**AIM**. Copy out the material below in full, but not its images.

**GIVEN DATA**.
------------------------------------------------------------------------

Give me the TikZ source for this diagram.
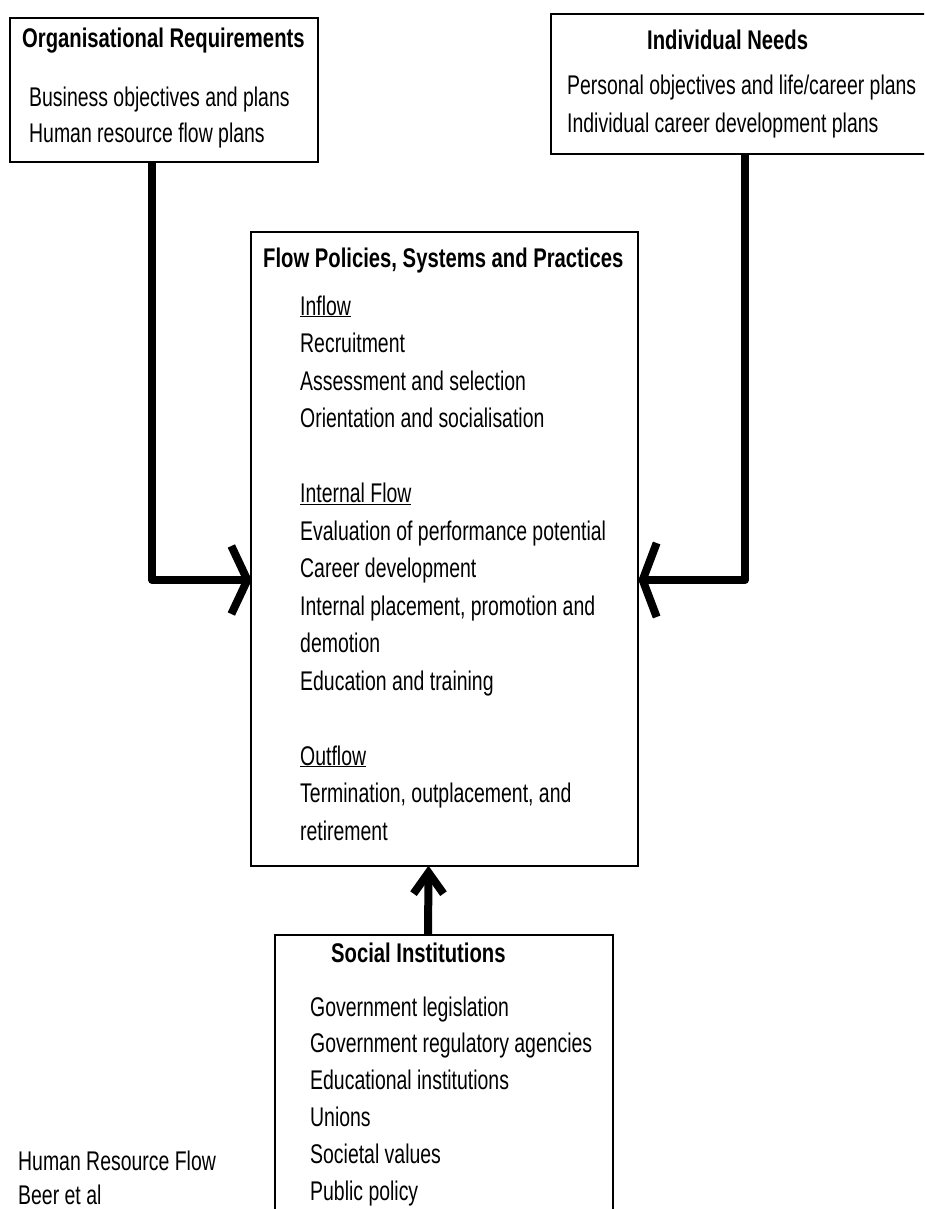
\documentclass[tikz,border=0pt]{standalone}
\usepackage{fontspec}
\setmainfont[FakeStretch=0.72, BoldFeatures={FakeStretch=0.75}]{Liberation Sans}
\usetikzlibrary{calc}

\tikzset{
  box/.style={draw=black, line width=1.3pt, fill=white, inner sep=0pt},
  conn/.style={draw=black, line width=8pt, line join=round, line cap=butt},
  barb/.style={draw=black, line width=8pt, line join=miter, line cap=butt},
  txt/.style={anchor=base west, inner sep=0pt, font=\fontsize{27}{30}\selectfont},
  ttl/.style={anchor=base west, inner sep=0pt, font=\fontsize{27}{30}\selectfont\bfseries},
}

\begin{document}
\begin{tikzpicture}[x=1pt, y=-1pt]
\clip (0,0) rectangle (924,1209);
\fill[white] (0,0) rectangle (924,1209);

% the four boxes
\node[box, minimum width=308pt, minimum height=144pt] (org) at (164,90) {};
\node[box, minimum width=388pt, minimum height=140pt] (ind) at (745,84) {};
\node[box, minimum width=387pt, minimum height=634pt] (fp) at (444.5,549) {};
\node[box, minimum width=338pt, minimum height=300pt] (soc) at (444,1085) {};

% organisational requirements
\node[ttl] (orgT) at (22,48) {Organisational Requirements};
\node[txt] (org1) at (29,107) {Business objectives and plans};
\node[txt] (org2) at (29,143) {Human resource flow plans};

% individual needs
\node[ttl] (indT) at (647,50) {Individual Needs};
\node[txt] (ind1) at (567,95) {Personal objectives and life/career plans};
\node[txt] (ind2) at (567,133) {Individual career development plans};

% flow policies, systems and practices
\node[ttl] (fpT) at (263,267) {Flow Policies, Systems and Practices};
\node[txt] (fp1)  at (300,315)   {\underline{Inflow}};
\node[txt] (fp2)  at (300,352.5) {Recruitment};
\node[txt] (fp3)  at (300,390)   {Assessment and selection};
\node[txt] (fp4)  at (300,427.5) {Orientation and socialisation};
\node[txt] (fp5)  at (300,502.5) {\underline{Internal Flow}};
\node[txt] (fp6)  at (300,540)   {Evaluation of performance potential};
\node[txt] (fp7)  at (300,577.5) {Career development};
\node[txt] (fp8)  at (300,615)   {Internal placement, promotion and};
\node[txt] (fp9)  at (300,652.5) {demotion};
\node[txt] (fp10) at (300,690)   {Education and training};
\node[txt] (fp11) at (300,765)   {\underline{Outflow}};
\node[txt] (fp12) at (300,802.5) {Termination, outplacement, and};
\node[txt] (fp13) at (300,840)   {retirement};

% social institutions
\node[ttl] (socT) at (331,962) {Social Institutions};
\node[txt] (soc1) at (310,1016)   {Government legislation};
\node[txt] (soc2) at (310,1052.8) {Government regulatory agencies};
\node[txt] (soc3) at (310,1089.6) {Educational institutions};
\node[txt] (soc4) at (310,1126.4) {Unions};
\node[txt] (soc5) at (310,1163.2) {Societal values};
\node[txt] (soc6) at (310,1200)   {Public policy};

% caption
\node[txt] (cap1) at (18,1170) {Human Resource Flow};
\node[txt] (cap2) at (18,1204) {Beer et al};

% connectors into the central box
\coordinate (tipL) at ($(fp.west |- 0,580)+(-3,0)$);
\coordinate (tipR) at ($(fp.east |- 0,580)+(4,0)$);
\coordinate (tipB) at ($(fp.south)+(-16,6)$);

\draw[conn] ([xshift=-12pt]org.south) |- ($(tipL)+(-2,0)$);
\draw[barb] ($(tipL)+(-16,-34)$) -- (tipL) -- ($(tipL)+(-16,34)$);

\draw[conn] (ind.south) |- ($(tipR)+(2,0)$);
\draw[barb] ($(tipR)+(14,-37)$) -- (tipR) -- ($(tipR)+(14,37)$);

\draw[conn] ([xshift=-16pt]soc.north) -- ($(tipB)+(0,2)$);
\draw[barb] ($(tipB)+(-15,21)$) -- (tipB) -- ($(tipB)+(15,21)$);
\end{tikzpicture}
\end{document}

------------------------------------------------------------------------

**SOLUTION TO THIS TASK**.
Give me the TikZ source for this diagram.
\documentclass[tikz,border=0pt]{standalone}
\usepackage{fontspec}
\setmainfont[FakeStretch=0.72, BoldFeatures={FakeStretch=0.75}]{Liberation Sans}
\usetikzlibrary{calc}

\tikzset{
  box/.style={draw=black, line width=1.3pt, fill=white, inner sep=0pt},
  conn/.style={draw=black, line width=8pt, line join=round, line cap=butt},
  barb/.style={draw=black, line width=8pt, line join=miter, line cap=butt},
  txt/.style={anchor=base west, inner sep=0pt, font=\fontsize{27}{30}\selectfont},
  ttl/.style={anchor=base west, inner sep=0pt, font=\fontsize{27}{30}\selectfont\bfseries},
}

\begin{document}
\begin{tikzpicture}[x=1pt, y=-1pt]
\clip (0,0) rectangle (924,1209);
\fill[white] (0,0) rectangle (924,1209);

% the four boxes
\node[box, minimum width=308pt, minimum height=144pt] (org) at (164,90) {};
\node[box, minimum width=388pt, minimum height=140pt] (ind) at (745,84) {};
\node[box, minimum width=387pt, minimum height=634pt] (fp) at (444.5,549) {};
\node[box, minimum width=338pt, minimum height=300pt] (soc) at (444,1085) {};

% organisational requirements
\node[ttl] (orgT) at (22,48) {Organisational Requirements};
\node[txt] (org1) at (29,107) {Business objectives and plans};
\node[txt] (org2) at (29,143) {Human resource flow plans};

% individual needs
\node[ttl] (indT) at (647,50) {Individual Needs};
\node[txt] (ind1) at (567,95) {Personal objectives and life/career plans};
\node[txt] (ind2) at (567,133) {Individual career development plans};

% flow policies, systems and practices
\node[ttl] (fpT) at (263,267) {Flow Policies, Systems and Practices};
\node[txt] (fp1)  at (300,315)   {\underline{Inflow}};
\node[txt] (fp2)  at (300,352.5) {Recruitment};
\node[txt] (fp3)  at (300,390)   {Assessment and selection};
\node[txt] (fp4)  at (300,427.5) {Orientation and socialisation};
\node[txt] (fp5)  at (300,502.5) {\underline{Internal Flow}};
\node[txt] (fp6)  at (300,540)   {Evaluation of performance potential};
\node[txt] (fp7)  at (300,577.5) {Career development};
\node[txt] (fp8)  at (300,615)   {Internal placement, promotion and};
\node[txt] (fp9)  at (300,652.5) {demotion};
\node[txt] (fp10) at (300,690)   {Education and training};
\node[txt] (fp11) at (300,765)   {\underline{Outflow}};
\node[txt] (fp12) at (300,802.5) {Termination, outplacement, and};
\node[txt] (fp13) at (300,840)   {retirement};

% social institutions
\node[ttl] (socT) at (331,962) {Social Institutions};
\node[txt] (soc1) at (310,1016)   {Government legislation};
\node[txt] (soc2) at (310,1052.8) {Government regulatory agencies};
\node[txt] (soc3) at (310,1089.6) {Educational institutions};
\node[txt] (soc4) at (310,1126.4) {Unions};
\node[txt] (soc5) at (310,1163.2) {Societal values};
\node[txt] (soc6) at (310,1200)   {Public policy};

% caption
\node[txt] (cap1) at (18,1170) {Human Resource Flow};
\node[txt] (cap2) at (18,1204) {Beer et al};

% connectors into the central box
\coordinate (tipL) at ($(fp.west |- 0,580)+(-3,0)$);
\coordinate (tipR) at ($(fp.east |- 0,580)+(4,0)$);
\coordinate (tipB) at ($(fp.south)+(-16,6)$);

\draw[conn] ([xshift=-12pt]org.south) |- ($(tipL)+(-2,0)$);
\draw[barb] ($(tipL)+(-16,-34)$) -- (tipL) -- ($(tipL)+(-16,34)$);

\draw[conn] (ind.south) |- ($(tipR)+(2,0)$);
\draw[barb] ($(tipR)+(14,-37)$) -- (tipR) -- ($(tipR)+(14,37)$);

\draw[conn] ([xshift=-16pt]soc.north) -- ($(tipB)+(0,2)$);
\draw[barb] ($(tipB)+(-15,21)$) -- (tipB) -- ($(tipB)+(15,21)$);
\end{tikzpicture}
\end{document}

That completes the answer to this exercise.